Título: Ciclo de alta do boi desafia frigoríficos
Autor: Rocha, Alda do Amaral
Fonte: Valor Econômico, 03/08/2007, Agronegócios, p. B12

Depois de três anos em que os frigoríficos de carne bovina se beneficiaram da boa oferta de boi gordo no país - o que garantiu matéria-prima a preços competitivos e ganho de rentabilidade -, o cenário começa a se alterar. Mesmo sem fazer futurologia sobre os preços do boi gordo, analistas avaliam que o patamar das cotações deve mudar, já que existe uma redução de oferta de animais. Aliado à entressafra, isso já se reflete em parte nos preços da arroba, que subiram cerca de R$ 11,00 em um ano, conforme o Instituto FNP.

Ontem (dia 2), o indicador de preços do boi ESALQ/BM&F alcançou R$ 63,44 (à vista) por arroba em São Paulo, o maior valor nominal da história do indicador iniciada em março de 1994.

A disponibilidade de boi é menor - o que deve perdurar por pelo menos dois anos - porque o período de preços baixos reduziu a rentabilidade dos pecuaristas incentivando a venda de matrizes para abate e desestimulando os investimentos. Quadro que alguns analistas, como José Vicente Ferraz, do Instituto FNP, dizem configurar uma reversão de ciclo. "Há um ajuste na produção por conta do abate de matrizes e da falta de investimentos", concorda Leonardo Alencar, da Scot Consultoria.

Até alguns mais céticos em relação à mudança de ciclo, admitem que ela chegou. "O ciclo do boi mudou radicalmente", diz um especialista do setor, pedindo o anonimato, e reconhecendo que, agora, chegou a hora de o pecuarista dar as cartas. "É o dono da matéria-prima quem vai mandar", afirma.

Ferraz, da FNP, observa que os pecuaristas já estão sentindo no bolso os efeitos do abate de matrizes, que reduz a oferta de bezerros. Hoje o preço do animal com oito a 12 meses está em R$ 470,00 no noroeste de São Paulo; há um ano custava R$ 375, de acordo com o Instituto FNP.

Mas Miguel Cavalcanti, da Agripoint, evita falar em "mudança de ciclo" e de "forte mudança de patamar" nos preços nos próximos anos.
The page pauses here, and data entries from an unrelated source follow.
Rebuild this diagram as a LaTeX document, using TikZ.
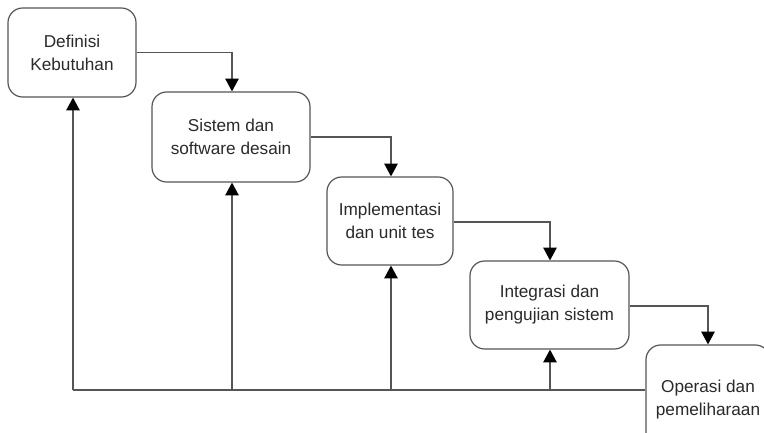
\documentclass[tikz,border=0pt]{standalone}
\usepackage{fontspec}
\setmainfont{Liberation Sans}
\usetikzlibrary{arrows.meta}
\definecolor{linec}{HTML}{555555}
\definecolor{textc}{HTML}{2a2a2a}
\begin{document}
\begin{tikzpicture}[x=0.75pt,y=-0.75pt,
  box/.style={draw=linec, line width=0.9pt, rounded corners=11pt, fill=white, text=textc,
    align=center, inner sep=0pt, font=\fontsize{12.9}{17.25}\selectfont},
  conn/.style={draw=linec, line width=0.9pt, -{Triangle[width=10pt,length=9.5pt,color=black]}},
  plain/.style={draw=linec, line width=0.9pt}]
\useasboundingbox (0,0) rectangle (764,432);
\begin{scope}
\clip (0,0) rectangle (764,432);
\node[box, minimum width=128*0.75pt, minimum height=89*0.75pt] (b1) at (72,52.5) {Definisi\\Kebutuhan};
\node[box, minimum width=158*0.75pt, minimum height=90*0.75pt] (b2) at (231,137) {Sistem dan\\software desain};
\node[box, minimum width=126*0.75pt, minimum height=88*0.75pt] (b3) at (390,221) {Implementasi\\dan unit tes};
\node[box, minimum width=159*0.75pt, minimum height=88*0.75pt] (b4) at (549.5,305) {Integrasi dan\\pengujian sistem};
\node[box, minimum width=124*0.75pt, minimum height=110*0.75pt] (b5) at (708,400) {Operasi dan\\pemeliharaan};

\coordinate (c12) at (232,52.5);
\coordinate (c23) at (391,137);
\coordinate (c34) at (550,222);
\coordinate (c45) at (708,306);
\draw[conn] (b1.east |- c12) -| (b2.north -| c12);
\draw[conn] (b2.east |- c23) -| (b3.north -| c23);
\draw[conn] (b3.east |- c34) -| (b4.north -| c34);
\draw[conn] (b4.east |- c45) -| (b5.north -| c45);

\coordinate (f1) at (73,390);
\coordinate (f2) at (232,390);
\coordinate (f3) at (391,390);
\coordinate (f4) at (550,390);
\draw[plain] (b5.west |- f1) -- (f1);
\draw[conn] (f1) -- (b1.south -| f1);
\draw[conn] (f2) -- (b2.south -| f2);
\draw[conn] (f3) -- (b3.south -| f3);
\draw[conn] (f4) -- (b4.south -| f4);
\end{scope}
\end{tikzpicture}
\end{document}
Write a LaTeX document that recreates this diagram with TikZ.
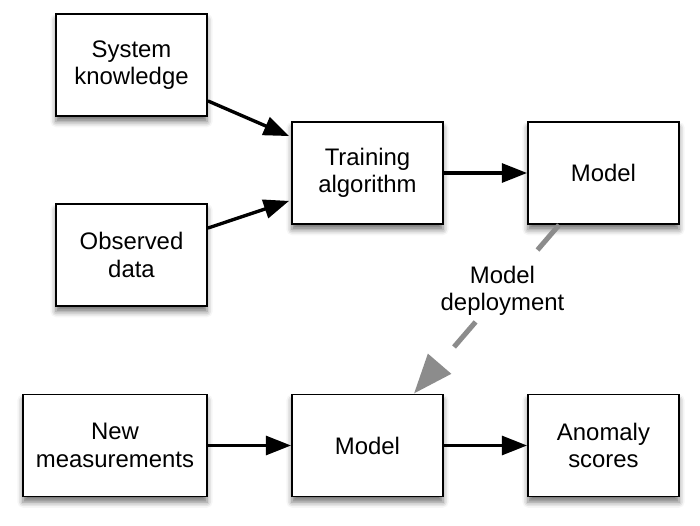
\documentclass[tikz,border=0pt]{standalone}
\usepackage{fontspec}
\setmainfont{Liberation Sans}
\usetikzlibrary{arrows.meta,calc,shadows.blur}

\begin{document}
\begin{tikzpicture}[x=0.025cm, y=-0.025cm, font=\fontsize{17}{19.5}\selectfont,
                        box/.style={draw, line width=1.3pt, fill=white, minimum width=3.775cm, minimum height=2.55cm, align=center, blur shadow={shadow xshift=0pt, shadow yshift=-4pt, shadow blur radius=4pt, shadow opacity=55}},
                        link/.style={line width=2.4pt, -{Triangle[length=18pt, width=13.5pt]}},
                        deploy/.style={line width=3.6pt, black!45, dash pattern=on 23.5pt off 22pt, -{Triangle[length=28pt, width=21pt]}}]
                        \useasboundingbox (0,0) rectangle (700,526);
                        
                        \node[box] (sk) at (131.5,65) {System\\knowledge};
                        \node[box] (od) at (131.5,255) {Observed\\data};
                        \node[box] (ta) at (367.5,173) {Training\\algorithm};
                        \node[box] (m1) at (603.5,173) {Model};
                        
                        \node[box, minimum width=4.6cm] (nm) at (115,445.5) {New\\measurements};
                        \node[box] (m2) at (367.5,445.5) {Model};
                        \node[box] (as) at (603.5,445.5) {Anomaly\\scores};
                        
                        \draw[link] ($(sk.south east)+(0,-16)$) -- ($(ta.north west)+(-2,15)$);
                        \draw[link] ($(od.north east)+(0,25)$) -- ($(ta.south west)+(-2,-24)$);
                        \draw[link] (ta.east) -- (m1.west);
                        \draw[link] (nm.east) -- (m2.west);
                        \draw[link] (m2.east) -- (as.west);
                        
                        \draw[deploy] ($(m1.south west)+(32,0)$) -- node[pos=0.39, fill=white, text=black, align=center] (dep) {Model\\deployment} ($(m2.north east)+(-30,0)$);
                    \end{tikzpicture}
\end{document}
Ele pondera que há espaço para ganho de produtividade na pecuária, o que já vem acontecendo e pode ser observado na redução do tempo de abate dos animais. Acrescenta ainda que na pecuária a "barreira de entrada" é muito pequena, isto é, a alta atual dos preços pode estimular investimento por parte de pecuaristas para aumentar a produção.

Diante de um cenário de preços mais elevados, os frigoríficos terão de buscar maior ganho de eficiência em suas operações, dizem analistas. Também terão de buscar mais eficiência em segmentos como o do aproveitamento dos subprodutos.

Na visão de Ferraz, agora será possível verificar se os investimentos feitos pelos frigoríficos - especialmente as grandes empresas - permitirão tal ganho de eficiência e se eles conseguirão manter a rentabilidade acima dos patamares históricos no novo quadro de oferta ajustada de boi.

Um especialista afirma que as empresas terão de melhorar sua gestão de vendas e tentar elevar preços da carne bovina nas exportações, principalmente de cortes menos nobres, que ainda "têm espaço para aumentar". "As empresas vão ter de se beneficiar na venda e não na compra", concorda Cavalcanti, da Agripoint, referindo-se ao preço que os abatedouros vinham pagando pelo boi gordo.

O comportamento da demanda por carne bovina no mercado internacional também será crucial para os frigoríficos manterem a rentabilidade. Se a economia mundial seguir sem grandes solavancos, a demanda pela carne brasileira deve se manter firme, acrescenta Cavalcanti, para quem o cenário é positivo tanto para pecuaristas quanto para as empresas.

No curto prazo, a oferta escassa de matéria-prima por causa da entressafra já afeta a operação de frigoríficos, que reduzem abates e dão férias coletivas, como fez o Friboi em sua unidade de Campo Grande (MS). Segundo a assessoria da empresa, serão 20 dias de férias coletivas na indústria em "virtude da entressafra de produção pecuária". A empresa informa que "é prática normal" a concessão de férias para funcionários na entressafra.

A situação da oferta deve começar a melhorar com a entrada de animais de confinamento no mercado, o que já começa a acontecer. Para Alencar, da Scot, a tendência é que os preços se estabilizem com a maior disponibilidade.